Commanders and leaders
- Stafford LeRoy Irwin Robert W. Grow: Albert Kesselring Erich Löffler

Units involved
- 5th Infantry Division 6th Armored Division: LXXX Corps

Strength
- 2 divisions: 1-2 divisions (understrength)

Casualties and losses
- unknown: 24

= Battle of Frankfurt =

Battle in WW2 (1945)

The Battle of Frankfurt was a three-day battle for control of Frankfurt am Main during World War II. The 5th Infantry Division conducted the main attack while the 6th Armored Division provided support. The city was defended by the LXXX Corps of the Seventh Army.

== Prelude ==
The 5th Infantry Division crossed the Rhine on 22 March and quickly established a bridgehead. By 23 March, the 5th had expanded its bridgehead five miles east, putting the division only 14 miles southwest of Frankfurt. Armored Task Forces pushed from the bridgehead then to the North towards Trebur and Gustavsburg and to the East towards Darmstadt.

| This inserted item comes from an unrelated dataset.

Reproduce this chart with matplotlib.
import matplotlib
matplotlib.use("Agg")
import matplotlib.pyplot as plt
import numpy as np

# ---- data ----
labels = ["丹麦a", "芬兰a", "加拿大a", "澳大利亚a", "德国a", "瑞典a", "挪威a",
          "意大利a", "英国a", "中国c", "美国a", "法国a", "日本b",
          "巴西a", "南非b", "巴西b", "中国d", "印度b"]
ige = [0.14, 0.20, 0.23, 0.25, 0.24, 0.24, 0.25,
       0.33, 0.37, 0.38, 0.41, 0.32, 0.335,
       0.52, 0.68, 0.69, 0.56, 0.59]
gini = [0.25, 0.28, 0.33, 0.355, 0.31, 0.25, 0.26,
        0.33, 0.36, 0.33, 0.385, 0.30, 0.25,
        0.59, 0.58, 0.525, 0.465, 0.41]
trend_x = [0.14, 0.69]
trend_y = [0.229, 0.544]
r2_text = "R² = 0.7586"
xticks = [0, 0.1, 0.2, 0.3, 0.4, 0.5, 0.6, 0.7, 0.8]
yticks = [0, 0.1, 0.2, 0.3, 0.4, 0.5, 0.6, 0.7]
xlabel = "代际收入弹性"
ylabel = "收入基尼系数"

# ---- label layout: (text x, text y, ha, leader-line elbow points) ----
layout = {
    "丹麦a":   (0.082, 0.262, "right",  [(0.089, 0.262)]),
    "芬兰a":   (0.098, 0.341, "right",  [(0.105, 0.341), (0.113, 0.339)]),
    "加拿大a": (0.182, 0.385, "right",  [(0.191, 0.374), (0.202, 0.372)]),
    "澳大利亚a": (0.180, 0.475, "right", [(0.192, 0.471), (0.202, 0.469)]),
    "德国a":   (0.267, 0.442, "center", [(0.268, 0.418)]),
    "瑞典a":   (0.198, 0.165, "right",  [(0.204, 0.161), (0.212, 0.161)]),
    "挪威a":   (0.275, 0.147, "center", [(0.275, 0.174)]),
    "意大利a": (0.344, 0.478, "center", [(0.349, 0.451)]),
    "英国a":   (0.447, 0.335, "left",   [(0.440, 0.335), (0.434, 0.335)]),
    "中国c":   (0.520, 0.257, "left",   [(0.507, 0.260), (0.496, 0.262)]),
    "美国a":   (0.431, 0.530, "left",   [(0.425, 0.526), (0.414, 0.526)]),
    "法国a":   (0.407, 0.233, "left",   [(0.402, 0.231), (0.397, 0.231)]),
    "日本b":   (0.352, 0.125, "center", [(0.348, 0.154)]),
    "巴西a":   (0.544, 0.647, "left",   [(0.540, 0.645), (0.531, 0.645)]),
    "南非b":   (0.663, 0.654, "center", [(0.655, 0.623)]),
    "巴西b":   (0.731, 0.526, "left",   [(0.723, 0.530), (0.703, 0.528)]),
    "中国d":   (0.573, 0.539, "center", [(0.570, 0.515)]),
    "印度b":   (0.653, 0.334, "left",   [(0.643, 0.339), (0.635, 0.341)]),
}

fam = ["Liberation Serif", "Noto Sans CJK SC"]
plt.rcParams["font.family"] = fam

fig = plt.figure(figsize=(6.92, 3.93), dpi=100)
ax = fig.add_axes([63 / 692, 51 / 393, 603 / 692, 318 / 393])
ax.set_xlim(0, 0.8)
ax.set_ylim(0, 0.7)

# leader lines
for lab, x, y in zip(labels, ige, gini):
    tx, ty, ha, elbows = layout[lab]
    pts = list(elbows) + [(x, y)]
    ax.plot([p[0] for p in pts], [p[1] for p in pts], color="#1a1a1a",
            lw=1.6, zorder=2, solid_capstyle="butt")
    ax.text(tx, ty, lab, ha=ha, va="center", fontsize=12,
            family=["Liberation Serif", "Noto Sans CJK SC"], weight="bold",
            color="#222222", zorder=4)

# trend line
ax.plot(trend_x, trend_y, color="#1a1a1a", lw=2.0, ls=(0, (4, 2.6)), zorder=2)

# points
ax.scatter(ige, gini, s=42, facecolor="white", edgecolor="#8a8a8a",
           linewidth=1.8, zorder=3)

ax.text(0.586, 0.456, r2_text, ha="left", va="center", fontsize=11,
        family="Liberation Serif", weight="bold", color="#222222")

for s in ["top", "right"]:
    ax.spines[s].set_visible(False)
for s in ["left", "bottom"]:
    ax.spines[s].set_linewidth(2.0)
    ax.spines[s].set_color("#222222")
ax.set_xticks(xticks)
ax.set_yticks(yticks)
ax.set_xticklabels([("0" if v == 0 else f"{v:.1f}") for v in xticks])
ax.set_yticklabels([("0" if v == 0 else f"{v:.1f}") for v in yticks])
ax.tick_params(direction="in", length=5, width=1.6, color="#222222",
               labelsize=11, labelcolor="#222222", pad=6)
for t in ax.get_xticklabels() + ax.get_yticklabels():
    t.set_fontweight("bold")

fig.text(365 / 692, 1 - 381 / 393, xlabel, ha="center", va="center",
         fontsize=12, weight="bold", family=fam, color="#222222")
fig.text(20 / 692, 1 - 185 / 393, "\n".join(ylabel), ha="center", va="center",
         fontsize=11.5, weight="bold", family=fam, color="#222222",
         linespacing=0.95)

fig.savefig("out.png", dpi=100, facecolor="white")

On 25 March, the Wehrmacht Commander of the Darmstadt garrison surrendered and Darmstadt was liberated by the 6th Armored and 5th Infantry Divisions. By 26 March, the 5th reached the southern outskirts of the city of Frankfurt and captured the Rhine-Main airbase.

== Battle ==
The 6th linked up with the 5th and pushed through the southern outskirts (Sachsenhausen) to the river Main. There, units of the 5th found the mostly intact Wilhelmsbruecke bridge (today known as the Friedensbruecke). German engineers had tried to blow it up in the attempt to stop the US Forces on 25 March but failed to do so. Supported by US tank artillery, the troops of the 5th crossed the Wilhelmsbruecke under heavy fire on 27 March and entered the northern part of the city. The two divisions then fought the Germans in fierce house-to-house combat, slowly pushing through the city to the north and to the east.

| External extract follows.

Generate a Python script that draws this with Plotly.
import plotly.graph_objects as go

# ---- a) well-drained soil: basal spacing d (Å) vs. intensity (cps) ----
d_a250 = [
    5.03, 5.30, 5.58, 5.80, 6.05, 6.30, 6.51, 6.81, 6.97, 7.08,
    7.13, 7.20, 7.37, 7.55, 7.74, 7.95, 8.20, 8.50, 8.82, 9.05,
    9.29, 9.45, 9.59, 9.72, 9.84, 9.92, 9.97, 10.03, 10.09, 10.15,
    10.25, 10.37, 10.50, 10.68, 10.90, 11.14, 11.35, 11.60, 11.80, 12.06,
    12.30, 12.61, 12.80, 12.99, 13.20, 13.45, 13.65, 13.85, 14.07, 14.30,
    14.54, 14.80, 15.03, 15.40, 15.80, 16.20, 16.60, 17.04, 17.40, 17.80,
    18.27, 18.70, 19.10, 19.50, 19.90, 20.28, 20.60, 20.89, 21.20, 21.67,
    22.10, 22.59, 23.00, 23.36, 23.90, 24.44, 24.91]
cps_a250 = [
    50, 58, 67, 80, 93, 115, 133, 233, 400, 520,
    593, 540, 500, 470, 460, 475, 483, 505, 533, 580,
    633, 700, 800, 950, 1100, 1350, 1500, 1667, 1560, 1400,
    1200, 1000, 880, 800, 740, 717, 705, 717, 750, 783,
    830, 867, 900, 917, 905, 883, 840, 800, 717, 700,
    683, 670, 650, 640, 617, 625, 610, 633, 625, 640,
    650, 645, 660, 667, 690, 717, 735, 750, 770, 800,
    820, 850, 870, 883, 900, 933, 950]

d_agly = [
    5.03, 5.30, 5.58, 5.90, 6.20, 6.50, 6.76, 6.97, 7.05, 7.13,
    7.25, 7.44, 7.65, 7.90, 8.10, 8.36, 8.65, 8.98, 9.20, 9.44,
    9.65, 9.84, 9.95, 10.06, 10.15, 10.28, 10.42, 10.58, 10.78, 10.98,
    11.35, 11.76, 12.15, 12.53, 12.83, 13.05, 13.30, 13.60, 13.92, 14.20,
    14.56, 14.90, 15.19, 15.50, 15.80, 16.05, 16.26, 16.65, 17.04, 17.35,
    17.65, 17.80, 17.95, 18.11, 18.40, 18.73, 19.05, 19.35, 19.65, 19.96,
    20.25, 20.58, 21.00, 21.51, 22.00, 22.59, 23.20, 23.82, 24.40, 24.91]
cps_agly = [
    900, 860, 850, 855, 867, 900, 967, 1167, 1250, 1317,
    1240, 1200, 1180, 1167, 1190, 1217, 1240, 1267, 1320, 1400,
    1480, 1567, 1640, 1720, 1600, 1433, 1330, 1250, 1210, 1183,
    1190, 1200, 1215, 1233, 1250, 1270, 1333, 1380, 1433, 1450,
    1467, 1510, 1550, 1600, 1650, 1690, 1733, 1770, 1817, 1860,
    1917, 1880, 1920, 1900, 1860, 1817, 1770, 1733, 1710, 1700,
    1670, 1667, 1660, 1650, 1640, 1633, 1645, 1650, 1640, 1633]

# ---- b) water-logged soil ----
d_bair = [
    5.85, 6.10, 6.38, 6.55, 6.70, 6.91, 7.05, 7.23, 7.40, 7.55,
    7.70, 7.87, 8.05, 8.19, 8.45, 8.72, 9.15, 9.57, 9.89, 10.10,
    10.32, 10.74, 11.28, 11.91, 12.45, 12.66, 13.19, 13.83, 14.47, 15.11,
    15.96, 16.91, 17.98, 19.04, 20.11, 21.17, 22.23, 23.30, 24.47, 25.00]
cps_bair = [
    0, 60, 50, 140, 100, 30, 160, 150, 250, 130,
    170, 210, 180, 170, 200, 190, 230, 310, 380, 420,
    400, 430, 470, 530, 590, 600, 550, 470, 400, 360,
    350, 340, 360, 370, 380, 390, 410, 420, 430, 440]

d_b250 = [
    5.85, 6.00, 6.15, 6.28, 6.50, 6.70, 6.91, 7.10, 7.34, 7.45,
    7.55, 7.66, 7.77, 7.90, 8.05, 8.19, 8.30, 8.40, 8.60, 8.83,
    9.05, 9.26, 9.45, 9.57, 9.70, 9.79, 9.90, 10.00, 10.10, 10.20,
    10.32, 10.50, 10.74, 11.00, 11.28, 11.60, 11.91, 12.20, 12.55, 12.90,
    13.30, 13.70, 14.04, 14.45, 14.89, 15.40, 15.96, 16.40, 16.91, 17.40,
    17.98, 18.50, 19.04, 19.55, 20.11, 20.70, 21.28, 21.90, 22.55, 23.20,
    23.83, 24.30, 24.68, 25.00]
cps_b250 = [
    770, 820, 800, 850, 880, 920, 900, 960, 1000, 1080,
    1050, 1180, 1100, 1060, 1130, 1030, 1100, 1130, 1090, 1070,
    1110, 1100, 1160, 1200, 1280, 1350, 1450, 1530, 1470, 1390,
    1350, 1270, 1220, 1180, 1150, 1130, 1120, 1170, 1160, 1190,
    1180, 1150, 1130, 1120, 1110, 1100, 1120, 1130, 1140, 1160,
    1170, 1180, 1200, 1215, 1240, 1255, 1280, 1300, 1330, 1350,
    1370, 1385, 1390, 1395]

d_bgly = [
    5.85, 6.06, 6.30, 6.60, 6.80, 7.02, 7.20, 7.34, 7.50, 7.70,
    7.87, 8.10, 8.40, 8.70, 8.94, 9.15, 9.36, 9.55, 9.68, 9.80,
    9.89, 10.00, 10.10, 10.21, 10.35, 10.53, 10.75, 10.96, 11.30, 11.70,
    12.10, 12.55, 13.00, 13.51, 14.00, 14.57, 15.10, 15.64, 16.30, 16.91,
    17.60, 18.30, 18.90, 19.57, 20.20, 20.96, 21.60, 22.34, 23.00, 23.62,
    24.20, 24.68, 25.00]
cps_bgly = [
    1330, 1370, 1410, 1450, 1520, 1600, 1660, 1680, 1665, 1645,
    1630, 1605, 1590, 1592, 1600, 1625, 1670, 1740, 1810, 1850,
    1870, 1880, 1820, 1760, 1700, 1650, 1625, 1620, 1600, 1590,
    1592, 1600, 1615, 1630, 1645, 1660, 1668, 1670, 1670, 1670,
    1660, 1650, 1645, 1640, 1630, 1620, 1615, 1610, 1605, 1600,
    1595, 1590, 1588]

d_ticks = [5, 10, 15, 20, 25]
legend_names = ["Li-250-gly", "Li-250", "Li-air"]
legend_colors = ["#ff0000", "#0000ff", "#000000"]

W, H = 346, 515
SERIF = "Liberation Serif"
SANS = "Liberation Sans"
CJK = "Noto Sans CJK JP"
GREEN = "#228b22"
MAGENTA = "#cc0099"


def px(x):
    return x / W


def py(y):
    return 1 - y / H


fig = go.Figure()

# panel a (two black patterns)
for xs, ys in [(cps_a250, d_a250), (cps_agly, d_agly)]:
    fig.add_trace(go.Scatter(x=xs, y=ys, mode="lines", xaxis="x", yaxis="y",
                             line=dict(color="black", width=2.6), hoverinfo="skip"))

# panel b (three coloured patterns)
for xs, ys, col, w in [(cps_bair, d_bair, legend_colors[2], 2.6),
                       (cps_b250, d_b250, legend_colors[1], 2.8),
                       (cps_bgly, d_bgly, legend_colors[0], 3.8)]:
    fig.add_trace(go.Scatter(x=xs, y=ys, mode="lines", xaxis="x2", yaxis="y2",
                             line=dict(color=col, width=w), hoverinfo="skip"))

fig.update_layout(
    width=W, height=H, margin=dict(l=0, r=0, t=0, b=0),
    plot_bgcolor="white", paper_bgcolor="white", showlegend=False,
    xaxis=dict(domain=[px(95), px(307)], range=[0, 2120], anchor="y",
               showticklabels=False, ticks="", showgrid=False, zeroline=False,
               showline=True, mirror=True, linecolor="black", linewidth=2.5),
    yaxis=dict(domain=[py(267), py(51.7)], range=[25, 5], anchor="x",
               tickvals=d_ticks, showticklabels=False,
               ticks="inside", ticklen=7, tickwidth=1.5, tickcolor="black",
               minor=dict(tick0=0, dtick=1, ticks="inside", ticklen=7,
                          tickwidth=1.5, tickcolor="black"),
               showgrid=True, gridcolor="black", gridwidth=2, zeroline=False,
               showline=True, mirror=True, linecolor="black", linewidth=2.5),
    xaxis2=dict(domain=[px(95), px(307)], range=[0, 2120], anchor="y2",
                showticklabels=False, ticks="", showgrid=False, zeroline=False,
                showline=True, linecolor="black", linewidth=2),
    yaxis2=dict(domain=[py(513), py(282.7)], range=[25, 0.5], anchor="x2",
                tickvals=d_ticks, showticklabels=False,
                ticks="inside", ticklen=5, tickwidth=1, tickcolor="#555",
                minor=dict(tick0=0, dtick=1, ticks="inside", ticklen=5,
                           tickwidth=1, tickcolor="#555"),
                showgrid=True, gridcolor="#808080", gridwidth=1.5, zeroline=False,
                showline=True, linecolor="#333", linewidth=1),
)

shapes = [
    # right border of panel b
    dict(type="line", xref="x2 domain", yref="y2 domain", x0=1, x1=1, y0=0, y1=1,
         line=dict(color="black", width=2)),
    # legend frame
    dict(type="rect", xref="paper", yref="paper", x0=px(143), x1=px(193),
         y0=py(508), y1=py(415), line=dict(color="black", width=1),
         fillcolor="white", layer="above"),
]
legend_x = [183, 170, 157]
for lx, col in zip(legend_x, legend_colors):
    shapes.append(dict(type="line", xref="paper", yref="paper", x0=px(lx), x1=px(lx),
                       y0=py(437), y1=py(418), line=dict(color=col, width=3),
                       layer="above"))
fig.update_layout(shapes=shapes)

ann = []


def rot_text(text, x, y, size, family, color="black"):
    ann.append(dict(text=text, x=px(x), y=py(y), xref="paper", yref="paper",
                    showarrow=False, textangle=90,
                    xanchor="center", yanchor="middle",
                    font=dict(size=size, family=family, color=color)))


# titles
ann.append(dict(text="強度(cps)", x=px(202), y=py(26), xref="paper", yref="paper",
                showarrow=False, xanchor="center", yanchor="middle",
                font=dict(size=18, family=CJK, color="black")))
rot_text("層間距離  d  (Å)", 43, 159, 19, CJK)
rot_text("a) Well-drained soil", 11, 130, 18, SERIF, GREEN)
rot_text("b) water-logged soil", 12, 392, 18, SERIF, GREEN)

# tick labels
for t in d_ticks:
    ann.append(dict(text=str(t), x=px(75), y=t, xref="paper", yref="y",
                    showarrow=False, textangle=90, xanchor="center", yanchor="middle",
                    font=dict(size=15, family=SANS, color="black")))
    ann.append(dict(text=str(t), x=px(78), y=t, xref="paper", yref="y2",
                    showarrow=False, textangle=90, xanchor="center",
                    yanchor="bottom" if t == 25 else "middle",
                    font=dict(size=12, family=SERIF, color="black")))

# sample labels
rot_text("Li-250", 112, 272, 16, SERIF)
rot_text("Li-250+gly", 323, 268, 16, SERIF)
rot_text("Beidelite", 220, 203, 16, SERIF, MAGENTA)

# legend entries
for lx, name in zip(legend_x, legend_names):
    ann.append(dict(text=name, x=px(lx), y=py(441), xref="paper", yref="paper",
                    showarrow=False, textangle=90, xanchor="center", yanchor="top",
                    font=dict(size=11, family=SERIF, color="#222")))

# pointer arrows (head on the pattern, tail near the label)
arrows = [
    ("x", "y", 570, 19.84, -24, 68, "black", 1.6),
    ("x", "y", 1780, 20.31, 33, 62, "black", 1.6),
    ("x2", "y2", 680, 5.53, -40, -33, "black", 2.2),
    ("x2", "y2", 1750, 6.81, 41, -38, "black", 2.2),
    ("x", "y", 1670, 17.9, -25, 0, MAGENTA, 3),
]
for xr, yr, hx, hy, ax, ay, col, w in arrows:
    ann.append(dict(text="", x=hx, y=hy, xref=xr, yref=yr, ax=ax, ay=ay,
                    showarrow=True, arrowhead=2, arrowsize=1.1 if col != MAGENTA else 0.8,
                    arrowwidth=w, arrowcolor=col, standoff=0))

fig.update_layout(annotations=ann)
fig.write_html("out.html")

The city's Kampfkommandant, Oberstleutnant Erich Löffler, was killed on 27 March together with members of his staff when a 105 mm shell struck the command post in the Taunusanlage, crippling German military command in the city.
On 29 March, the city was brought under American control and a pontoon bridge built by combat engineers on the eastern side of the damaged Wilhelmsbruecke. After initially attempting to set up defensive machine gun positions, German soldiers were convinced by citizens to leave the city and minimise additional casualties. The remaining Wehrmacht were pushed northwards and out of the city by US troops.

== Aftermath ==
AFN Luxembourg reported the city as liberated, however, small sporadic fighting continued until 4 April. Vogue war correspondent Lee Miller accompanied General Patton's Third Army and was among the first to report in the U.S. press on the liberation of Frankfurt. The Stars & Stripes reported the city as liberated on 30 March. After capturing Frankfurt, the 5th Division spent a few days resting until 7 April when it was ordered to move north to support the III Corps of the First Army in the Ruhr Pocket.